Written by Allison Cooper for Vuk’uzenzele Newspaper
Some South Africans are still being brutally attacked, insulted and rejected because of who they are, how they express themselves and who they love, says Out Well-being.
One example is a teenage girl who identifies as lesbian. She was struggling to accept herself, being victimised at school by teachers and peers and made several attempts to end her life.
Thankfully, with support from OUT Well-being – a non-profit organisation dedicated to building healthy and empowered lesbian, gay, bisexual, transgender and intersex (LGBTI+) communities in South Africa and internationally – she has turned her life around.
“The girl has a conservative family and feared she would be rejected. She approached her school’s social worker, who contacted us for assistance. After several counselling sessions, her confidence, self-worth and belief in herself started to show.
“She came out to her parents and started a safe space for queer learners. Her coming out empowered her sibling to do the same, which demonstrates that all one needs is support from parents, teachers and peers,” says Out Well-Being’s Paralegal Officer Moude Maodi-Swartz.
Bullying can be classified as harassment, which is a criminal offence in terms of the Protection from Harassment Act (1997). “Bullying based on sexual orientation constitutes unfair discrimination and hate crimes, which is prohibited by Section 9 of the Constitution,” says Maodi-Swartz.

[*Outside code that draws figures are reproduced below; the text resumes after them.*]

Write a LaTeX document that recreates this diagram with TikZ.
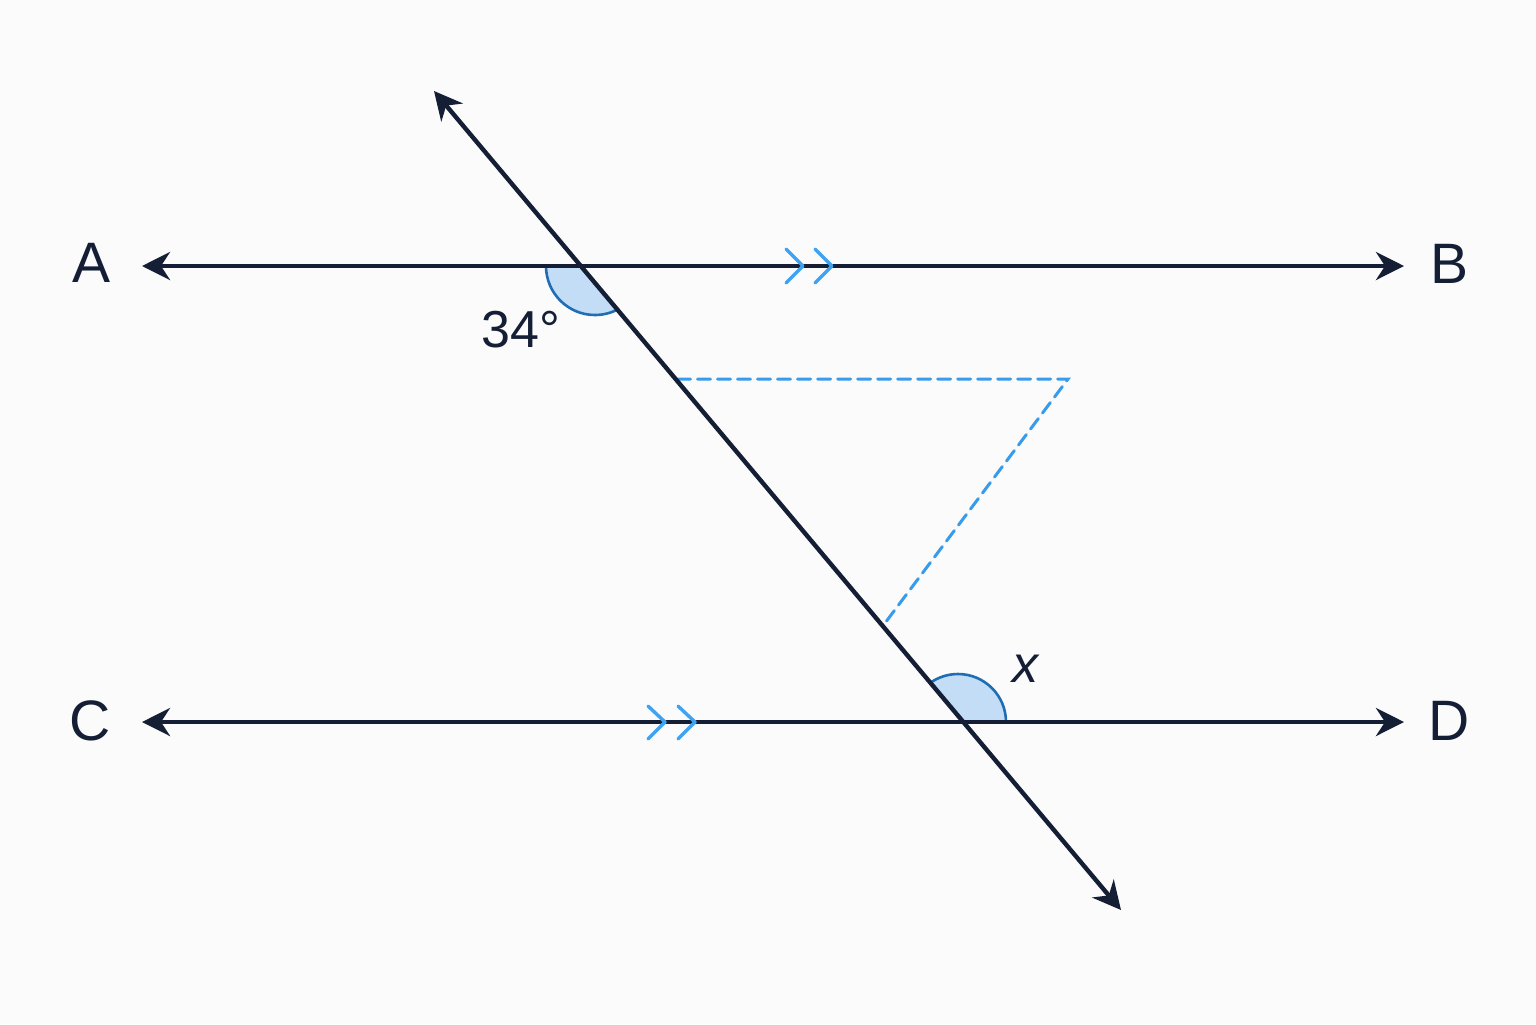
\documentclass[tikz,border=0pt]{standalone}
\usepackage{fontspec}
\setmainfont{Liberation Sans}
\usetikzlibrary{arrows.meta}
\definecolor{ink}{HTML}{141E35}
\definecolor{arcline}{HTML}{1F6DB3}
\definecolor{arcfill}{HTML}{C2DDF5}
\definecolor{dashblue}{HTML}{3A9BEA}
\definecolor{chev}{HTML}{3FA2F2}
\definecolor{bg}{HTML}{FBFBFC}
\tikzset{
  mainline/.style={draw=ink, line width=2.2pt, {Stealth[length=14pt,width=14pt,inset=4.5pt]}-{Stealth[length=14pt,width=14pt,inset=4.5pt]}},
  ptlabel/.style={text=ink, inner sep=0pt, font=\fontsize{28.5}{30}\selectfont},
  anglabel/.style={text=ink, inner sep=0pt, font=\fontsize{26}{28}\selectfont},
  chevron/.style={draw=chev, line width=1.7pt, line cap=round, line join=round},
  anglefill/.style={fill=arcfill, draw=none},
  anglearc/.style={draw=arcline, line width=1.3pt},
  helper/.style={draw=dashblue, line width=1.5pt, dash pattern=on 6.5pt off 3.5pt, line cap=round}
}
\begin{document}
\begin{tikzpicture}[x=0.5pt, y=-0.5pt]
\fill[bg] (0,0) rectangle (1536,1024);
\useasboundingbox (0,0) rectangle (1536,1024);

% key points
\coordinate (aL) at (142,266);
\coordinate (aR) at (1404,266);
\coordinate (cL) at (142,722);
\coordinate (cR) at (1404,722);
\coordinate (P) at (583,266);
\coordinate (Q) at (965,722);
\coordinate (tTop) at (434,91);
\coordinate (tBot) at (1121,910);
\coordinate (dA) at (677.5,379);
\coordinate (dB) at (1068,379);
\coordinate (dC) at (883.5,625);

% angle sectors
\path[anglefill] (546,266) arc[start angle=180, end angle=299.5, radius=24.5pt] -- (P) -- cycle;
\draw[anglearc] (546,266) arc[start angle=180, end angle=299.5, radius=24.5pt];
\path[anglefill] (1006,722) arc[start angle=0, end angle=124, radius=24pt] -- (Q) -- cycle;
\draw[anglearc] (1006,722) arc[start angle=0, end angle=124, radius=24pt];

% helper dashed lines
\draw[helper] (dA) -- (dB) -- (dC);

% main lines
\draw[mainline] (aL) -- (aR);
\draw[mainline] (cL) -- (cR);
\draw[mainline] (tTop) -- (tBot);

% parallel marks
\draw[chevron] (786,249) -- (803,266) -- (786,283);
\draw[chevron] (815,249) -- (832,266) -- (815,283);
\draw[chevron] (648,706) -- (665,722) -- (648,739);
\draw[chevron] (678,706) -- (695,722) -- (678,739);

% labels
\node[ptlabel] (A) at (92,263) {A};
\node[ptlabel] (B) at (1449,264) {B};
\node[ptlabel] (C) at (90,721) {C};
\node[ptlabel] (D) at (1449,721) {D};
\node[anglabel] (ang34) at (521,330) {34°};
\node[anglabel] (angx) at (1025,669) {\itshape x};
\end{tikzpicture}
\end{document}
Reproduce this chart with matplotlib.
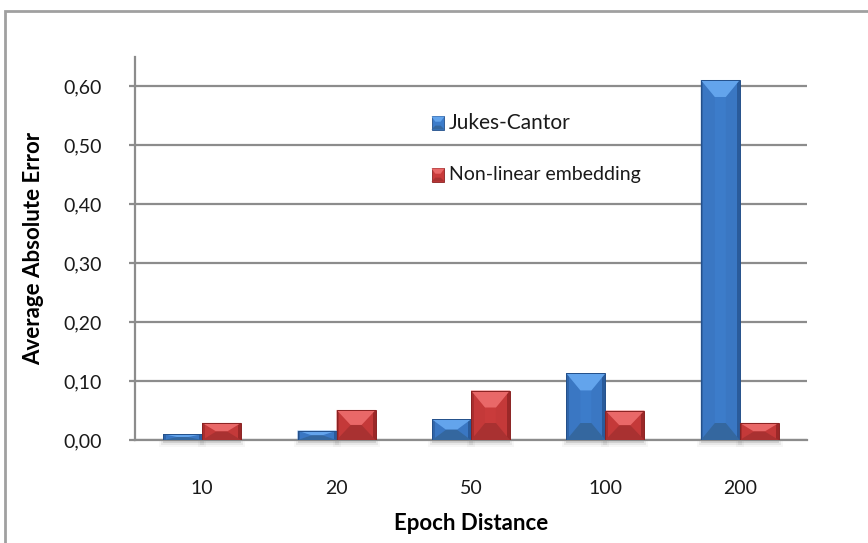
import matplotlib
matplotlib.use("Agg")
import matplotlib.pyplot as plt
from matplotlib.patches import Polygon, Rectangle
from matplotlib.ticker import FuncFormatter

# Data
categories = ["10", "20", "50", "100", "200"]
jukes_cantor = [0.010, 0.016, 0.035, 0.113, 0.611]
nonlinear_embedding = [0.029, 0.051, 0.084, 0.050, 0.029]
series_names = ["Jukes-Cantor", "Non-linear embedding"]
yticks = [0.0, 0.1, 0.2, 0.3, 0.4, 0.5, 0.6]

# Face colours: (main, top bevel, bottom bevel, sides, edge)
blue = ("#3c7cca", "#63a4ec", "#34679f", "#3a77c3", "#24508a")
red = ("#c93b3b", "#e96868", "#a93131", "#c43939", "#8a2222")

plt.rcParams["font.family"] = ["Lato", "DejaVu Sans"]

fig = plt.figure(figsize=(8.68, 5.43), dpi=100)
ax_left, ax_right, ax_bottom, ax_top = 135, 807, 440, 57
ax = fig.add_axes([ax_left / 868, 1 - ax_bottom / 543,
                   (ax_right - ax_left) / 868, (ax_bottom - ax_top) / 543])

ymax = 0.65
ax.set_xlim(-0.5, len(categories) - 0.5)
ax.set_ylim(0, ymax)

# pixel -> data conversions for the bevels
px_x = len(categories) / (ax_right - ax_left)
px_y = ymax / (ax_bottom - ax_top)

bar_w = 0.29


def bevel_bar(x0, h, cols):
    main, top, bot, side, edge = cols
    x1 = x0 + bar_w
    # soft shadow under the bar
    for k, a in enumerate([0.10, 0.06, 0.03]):
        ax.add_patch(Rectangle((x0 - k * 2 * px_x, -(3 + 2 * k) * px_y),
                               bar_w + 4 * k * px_x, (3 + 2 * k) * px_y,
                               color="#000000", alpha=a, lw=0, zorder=2, clip_on=False))
    ax.add_patch(Rectangle((x0, 0), bar_w, h, facecolor=main, edgecolor="none", zorder=3))
    bx = min(14 * px_x, bar_w / 2)
    by = min(17 * px_y, h / 2)
    # side faces
    ax.add_patch(Polygon([(x0, 0), (x0 + bx, by), (x0 + bx, h - by), (x0, h)],
                         closed=True, facecolor=side, edgecolor="none", zorder=3))
    ax.add_patch(Polygon([(x1, 0), (x1 - bx, by), (x1 - bx, h - by), (x1, h)],
                         closed=True, facecolor=side, edgecolor="none", zorder=3))
    # darker edge strips
    ax.add_patch(Rectangle((x0, 0), 2.5 * px_x, h, facecolor=edge, alpha=0.45,
                           edgecolor="none", zorder=4))
    ax.add_patch(Rectangle((x1 - 3 * px_x, 0), 3 * px_x, h, facecolor=edge, alpha=0.7,
                           edgecolor="none", zorder=4))
    # top and bottom bevels
    ax.add_patch(Polygon([(x0, h), (x1, h), (x1 - bx, h - by), (x0 + bx, h - by)],
                         closed=True, facecolor=top, edgecolor="none", zorder=5))
    ax.add_patch(Polygon([(x0, 0), (x1, 0), (x1 - bx, by), (x0 + bx, by)],
                         closed=True, facecolor=bot, edgecolor="none", zorder=5))
    # thin dark outline
    ax.add_patch(Rectangle((x0, 0), bar_w, h, facecolor="none",
                           edgecolor=edge, lw=0.7, zorder=6))


for i in range(len(categories)):
    bevel_bar(i - bar_w, jukes_cantor[i], blue)
    bevel_bar(i, nonlinear_embedding[i], red)

# grid and axes
ax.set_yticks(yticks)
ax.yaxis.set_major_formatter(FuncFormatter(lambda v, p: f"{v:.2f}".replace(".", ",")))
ax.grid(axis="y", color="#8c8c8c", lw=1.6, zorder=1)
ax.set_axisbelow(True)
ax.set_xticks(range(len(categories)))
ax.set_xticklabels(categories)
for s in ["top", "right"]:
    ax.spines[s].set_visible(False)
for s in ["left", "bottom"]:
    ax.spines[s].set_color("#8c8c8c")
    ax.spines[s].set_linewidth(1.6)
ax.tick_params(axis="y", length=4, width=1.6, color="#8c8c8c", labelsize=14,
               labelcolor="#1a1a1a", pad=20)
ax.tick_params(axis="x", length=0, labelsize=14, labelcolor="#1a1a1a", pad=29)

ax.set_ylabel("Average Absolute Error", fontsize=16, fontweight="bold", labelpad=14)
ax.set_xlabel("Epoch Distance", fontsize=16, fontweight="bold", labelpad=11)


# legend entries as small bevelled squares with text
def legend_marker(xc, yc, cols):
    main, top, bot, side, edge = cols
    s = 13
    x0, y0 = (xc - s / 2) / 868, 1 - (yc + s / 2) / 543
    w, hh = s / 868, s / 543
    fig.patches.append(Rectangle((x0, y0), w, hh, transform=fig.transFigure,
                                 facecolor=main, edgecolor=edge, lw=0.6, zorder=5))
    fig.patches.append(Polygon([(x0, y0 + hh), (x0 + w, y0 + hh), (x0 + w * 0.7, y0 + hh * 0.6),
                                (x0 + w * 0.3, y0 + hh * 0.6)], closed=True,
                               transform=fig.transFigure, facecolor=top, edgecolor="none", zorder=6))
    fig.patches.append(Polygon([(x0, y0), (x0 + w, y0), (x0 + w * 0.7, y0 + hh * 0.3),
                                (x0 + w * 0.3, y0 + hh * 0.3)], closed=True,
                               transform=fig.transFigure, facecolor=bot, edgecolor="none", zorder=6))


legend_marker(438, 123, blue)
legend_marker(438, 175, red)
fig.text(449 / 868, 1 - 123 / 543, series_names[0], fontsize=15, va="center", color="#1a1a1a")
fig.text(449 / 868, 1 - 174 / 543, series_names[1], fontsize=14, va="center", color="#1a1a1a")

# outer chart frame
fig.patches.append(Rectangle((4.5 / 868, -0.05), 1.1, 1 - 10.5 / 543 + 0.05,
                             transform=fig.transFigure, facecolor="none",
                             edgecolor="#a0a0a0", lw=2.0, zorder=0))

fig.savefig("out.png", dpi=100)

“The most effective and important way that parents of LGBTI+ children can assist is by loving their children unconditionally, accepting them and giving them the utmost support,” says Maodi-Swartz.
Parents should walk the journey with their child, taking the time to understand what they are going through and reaching out to LGBTI+ organisations.
“When parents are proud of their child it empowers them to live their life positively and to conquer it, even in the most disenabling circumstances.”
Advice for Teens
“The most important thing to remember is there is nothing wrong with who you are. The wrong lies in the harmful views society has about the queer community,” says Maodi-Swartz.
To teens who are still confused about their sexual orientation, Maodi-Swartz says:
- Take time to understand and accept yourself.
- Learn about sexual and gender diversity.
- Do not give up on life if you are rejected after coming out. Sometimes parents need time to process information.
- Seek mental health support if you are struggling.
- You don’t have to come out. Being queer is not a choice. The only choice you have is whether you want to live your life openly or not.
“The youth as future leaders should avoid repeating the injustices perpetrated against a community that cannot change who they are,” says Maodi-Swartz.